Components Base Android — Design Language System Coltrane

Rebuilding the Android Library During Coppel's Rebrand

Material-first, color semantics, and accessibility standard for the new app

Organization:Coppel
Platform:Android
Focus:Design System / Mobile Foundations
My role:Principal / Foundations Lead
Scope:Library rebuild, handoff, and alignment with engineering

Overview

Coppel was running two initiatives at once: digital transformation and rebrand. This brought new foundations (color, typography, elevation, borders, text) and created the right moment to rebuild the Android component library and prepare the ground for migrating full journeys on a consistent base.

The previous library had high variation and little governance. There were too many colors and inconsistent patterns, which affected visual consistency, accessibility, and delivery speed.

The Problem

The previous Android base reflected accumulated debt:

  • There were ~186 colors in use, with multiple variations of "brand" blues and yellows and no single system.
  • Visible differences in states (success/error/etc.) and inconsistent criteria across screens.
  • Components with mixed styles (shapes, elevations, and treatments) coexisted.
  • The experience was not uniform, which created friction in journeys and made implementation harder.

My Role

As Principal / Foundations lead, I drove the project and made sure it moved forward with quality and speed:

  • I defined the approach: Material-first + brand adaptation.
  • I organized the work across several product designers (distribution by component).
  • I reviewed and approved components to keep consistency (visual + interaction + accessibility).
  • I coordinated handoff sessions with the Android team to validate feasibility and real behavior.
  • I led knowledge transfer to standardize Android accessibility within the team.
Components Base Android — Design Language System Coltrane.
Components Base Android — Design Language System Coltrane.

Strategy

Material first, brand-safe customization

We used Material Design as the base to keep native patterns and scalability.

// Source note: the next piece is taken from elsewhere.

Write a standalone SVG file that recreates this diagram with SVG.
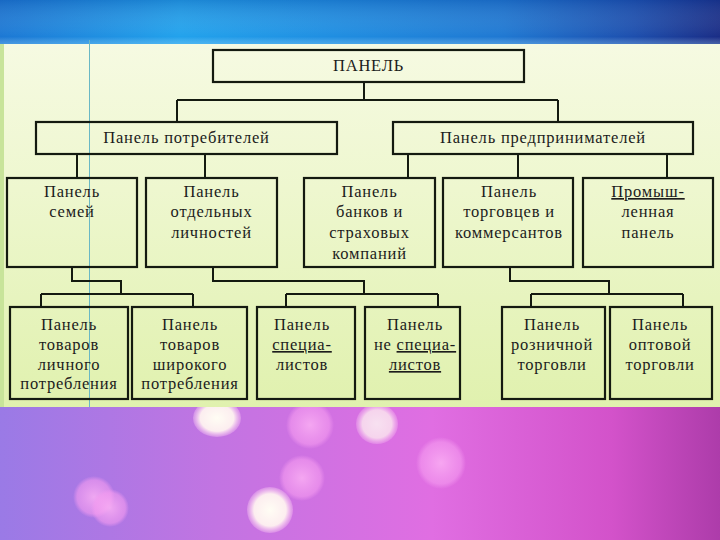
<svg xmlns="http://www.w3.org/2000/svg" width="720" height="540" viewBox="0 0 720 540">
<defs>
<linearGradient id="blueH" x1="0" y1="0" x2="1" y2="0">
<stop offset="0" stop-color="#1c78d4"/>
<stop offset="0.25" stop-color="#22a2ec"/>
<stop offset="0.45" stop-color="#1f8fe2"/>
<stop offset="0.7" stop-color="#1f78d2"/>
<stop offset="0.88" stop-color="#1d4fae"/>
<stop offset="1" stop-color="#1a2d86"/>
</linearGradient>
<linearGradient id="blueV" x1="0" y1="0" x2="0" y2="1">
<stop offset="0" stop-color="#0a3a90" stop-opacity="0.25"/>
<stop offset="0.8" stop-color="#ffffff" stop-opacity="0"/>
<stop offset="1" stop-color="#9fe0ff" stop-opacity="0.35"/>
</linearGradient>
<linearGradient id="panel" x1="0" y1="0" x2="0" y2="1">
<stop offset="0" stop-color="#f6fae2"/>
<stop offset="0.4" stop-color="#eef7cf"/>
<stop offset="1" stop-color="#e0f1ae"/>
</linearGradient>
<linearGradient id="pinkH" x1="0" y1="0" x2="1" y2="0">
<stop offset="0" stop-color="#9a7ae6"/>
<stop offset="0.3" stop-color="#c274e2"/>
<stop offset="0.6" stop-color="#e06ee2"/>
<stop offset="0.85" stop-color="#d352ca"/>
<stop offset="1" stop-color="#ad3caa"/>
</linearGradient>
<radialGradient id="glow" cx="0.5" cy="1" r="0.5">
<stop offset="0" stop-color="#f593ef" stop-opacity="0.8"/>
<stop offset="1" stop-color="#f593ef" stop-opacity="0"/>
</radialGradient>
<radialGradient id="bokW">
<stop offset="0" stop-color="#fffdf4"/>
<stop offset="0.7" stop-color="#fff4f0" stop-opacity="0.95"/>
<stop offset="1" stop-color="#ffd0f4" stop-opacity="0.3"/>
</radialGradient>
<radialGradient id="bokP">
<stop offset="0" stop-color="#fbb0f4" stop-opacity="0.85"/>
<stop offset="0.8" stop-color="#f59cf0" stop-opacity="0.6"/>
<stop offset="1" stop-color="#f59cf0" stop-opacity="0"/>
</radialGradient>
</defs>
<style>
.box{fill:none;stroke:#141a10;stroke-width:2.2}
.con{fill:none;stroke:#141a10;stroke-width:2}
text{font-family:"Liberation Serif","Times New Roman",serif;font-size:16.5px;fill:#1c1c1c;text-anchor:middle;letter-spacing:0.8px}
.u{text-decoration:underline}
</style>
<!-- background -->
<rect x="0" y="0" width="720" height="46" fill="url(#blueH)"/>
<rect x="0" y="0" width="720" height="46" fill="url(#blueV)"/>
<rect x="0" y="405" width="720" height="135" fill="url(#pinkH)"/>
<ellipse cx="360" cy="540" rx="260" ry="110" fill="url(#glow)"/>
<ellipse cx="310" cy="425" rx="24" ry="24" fill="url(#bokP)"/>
<ellipse cx="441" cy="463" rx="25" ry="26" fill="url(#bokP)"/>
<ellipse cx="302" cy="478" rx="23" ry="23" fill="url(#bokP)"/>
<ellipse cx="94" cy="497" rx="21" ry="21" fill="url(#bokP)"/>
<ellipse cx="110" cy="508" rx="19" ry="19" fill="url(#bokP)"/>
<ellipse cx="377" cy="424" rx="21" ry="20" fill="url(#bokW)" opacity="0.8"/>
<ellipse cx="217" cy="418" rx="24" ry="19" fill="url(#bokW)"/>
<ellipse cx="270" cy="510" rx="23" ry="23" fill="url(#bokW)"/>
<rect x="0" y="44" width="720" height="363" fill="url(#panel)"/>
<rect x="0" y="44" width="4" height="363" fill="#c8e49a"/>
<line x1="89.5" y1="40" x2="89.5" y2="407" stroke="#6ab8c4" stroke-width="1"/>
<!-- connectors -->
<g id="connectors">
<path class="con" d="M364,82 V100 M177,100 H558 M177,100 V122 M558,100 V122"/>
<path class="con" d="M77,154 V178 M205,154 V178 M408,154 V178 M518,154 V178 M667,154 V178"/>
<path class="con" d="M72,267 V281 H121 V294 M41,294 H193 M41,294 V307 M193,294 V307"/>
<path class="con" d="M213,267 V281 H364 V294 M286,294 H438 M286,294 V307 M438,294 V307"/>
<path class="con" d="M510,267 V281 H609 V294 M531,294 H683 M531,294 V307 M683,294 V307"/>
</g>
<!-- nodes -->
<g id="panel-root"><rect class="box" x="213" y="50" width="311" height="32"/><text x="368.5" y="71">ПАНЕЛЬ</text></g>
<g id="consumers"><rect class="box" x="36" y="122" width="301" height="32"/><text x="186.5" y="143">Панель потребителей</text></g>
<g id="entrepreneurs"><rect class="box" x="393" y="122" width="300" height="32"/><text x="543" y="143">Панель предпринимателей</text></g>
<g id="families"><rect class="box" x="7" y="178" width="130" height="89"/><text x="72" y="197">Панель</text><text x="72" y="217">семей</text></g>
<g id="individuals"><rect class="box" x="146" y="178" width="131" height="89"/><text x="211.5" y="197">Панель</text><text x="211.5" y="217">отдельных</text><text x="211.5" y="238">личностей</text></g>
<g id="banks"><rect class="box" x="304" y="178" width="131" height="89"/><text x="369.5" y="197">Панель</text><text x="369.5" y="217">банков и</text><text x="369.5" y="238">страховых</text><text x="369.5" y="259">компаний</text></g>
<g id="traders"><rect class="box" x="443" y="178" width="130" height="89"/><text x="509" y="197">Панель</text><text x="509" y="217">торговцев и</text><text x="509" y="238">коммерсантов</text></g>
<g id="industrial"><rect class="box" x="583" y="178" width="130" height="89"/><text x="648" y="197" class="u">Промыш-</text><text x="648" y="217">ленная</text><text x="648" y="238">панель</text></g>
<g id="personal-goods"><rect class="box" x="10" y="307" width="118" height="92"/><text x="69" y="330">Панель</text><text x="69" y="350">товаров</text><text x="69" y="370">личного</text><text x="69" y="389">потребления</text></g>
<g id="wide-goods"><rect class="box" x="132" y="307" width="115" height="92"/><text x="190" y="330">Панель</text><text x="190" y="350">товаров</text><text x="190" y="370">широкого</text><text x="190" y="389">потребления</text></g>
<g id="specialists"><rect class="box" x="257" y="307" width="98" height="92"/><text x="302" y="330">Панель</text><text x="302" y="350" class="u">специа-</text><text x="302" y="370">листов</text></g>
<g id="non-specialists"><rect class="box" x="365" y="307" width="95" height="92"/><text x="415" y="330">Панель</text><text x="415" y="350">не <tspan class="u">специа-</tspan></text><text x="415" y="370" class="u">листов</text></g>
<g id="retail"><rect class="box" x="502" y="307" width="103" height="92"/><text x="552" y="330">Панель</text><text x="552" y="350">розничной</text><text x="552" y="370">торговли</text></g>
<g id="wholesale"><rect class="box" x="610" y="307" width="102" height="92"/><text x="660" y="330">Панель</text><text x="660" y="350">оптовой</text><text x="660" y="370">торговли</text></g>
</svg>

From there, we defined a customization framework that reflected Coppel's identity without breaking behavior, accessibility, or technical viability.

Reduce variation, increase meaning

We turned color into a design decision, not "loose variants". The system went from ~186 colors to 43 total colors, with defined semantics (colors with clear intent and use in the interface).

Build fast with a quality standard

The challenge was to create a full library in a short time without sacrificing consistency, states/variants, accessibility, and alignment with engineering.

How We Worked

  • I started with a set of reference decisions and components to align the team from the beginning.
  • We distributed components among designers and worked in parallel.
  • We iterated with the Android team in recurring sessions for feedback and validation.
  • We operated in clear cycles: build → review → dev feedback → refinement → handoff.

Implementation and Testing (Alignment with Engineering)

Besides designing and documenting components, I took part in testing in a real environment. I installed and used Android Studio to review implementation and catch behavior details that don't show up in Figma. The system was implemented on a Material-first base in a hybrid stack (XML Views + Jetpack Compose, with a clear path toward Compose). We also worked with an XML file to define and consume tokens (colors, typography, elevations), ensuring consistency between design and code.

Accessibility

Accessibility was integrated into the Android system standard, with practical rules that helped the team design consistently for native patterns and screen reader usage.

Deliverables

  • 39 components designed and documented.
  • Handoff with the Android team + quality checklist.
  • Internal guide for design focused on Android accessibility.
  • Library ready for product teams to use in new journeys.

Launched to Production

  • It was released as a design library and enabled building the rest of the journeys in the new experience.
  • It was also implemented in code, as an Android library used in the new app that resulted from the digital transformation.

Results (6 months)

39

Components documented

43

Total colors with defined semantics (before ~186)

232k+

Component instances used in Figma (design adoption)

30,900

Estimated hours saved (estimate)

$6.7M MXN

Estimated efficiency impact (estimate)

Closing

This project was a key enabler for Coppel's new app: the library became the UI base to build and scale the experience during the digital transformation.

On a personal level, the main learning was going deeper on Android accessibility and understanding real technical limits. Between reviews with development, handoffs, and QA on build, I learned to translate design decisions into implementation without losing consistency or quality.

Working in Android Studio raised the bar for validation: it made it possible to review accessibility and interaction details with precision, and to strengthen the bridge between design, system, and final product.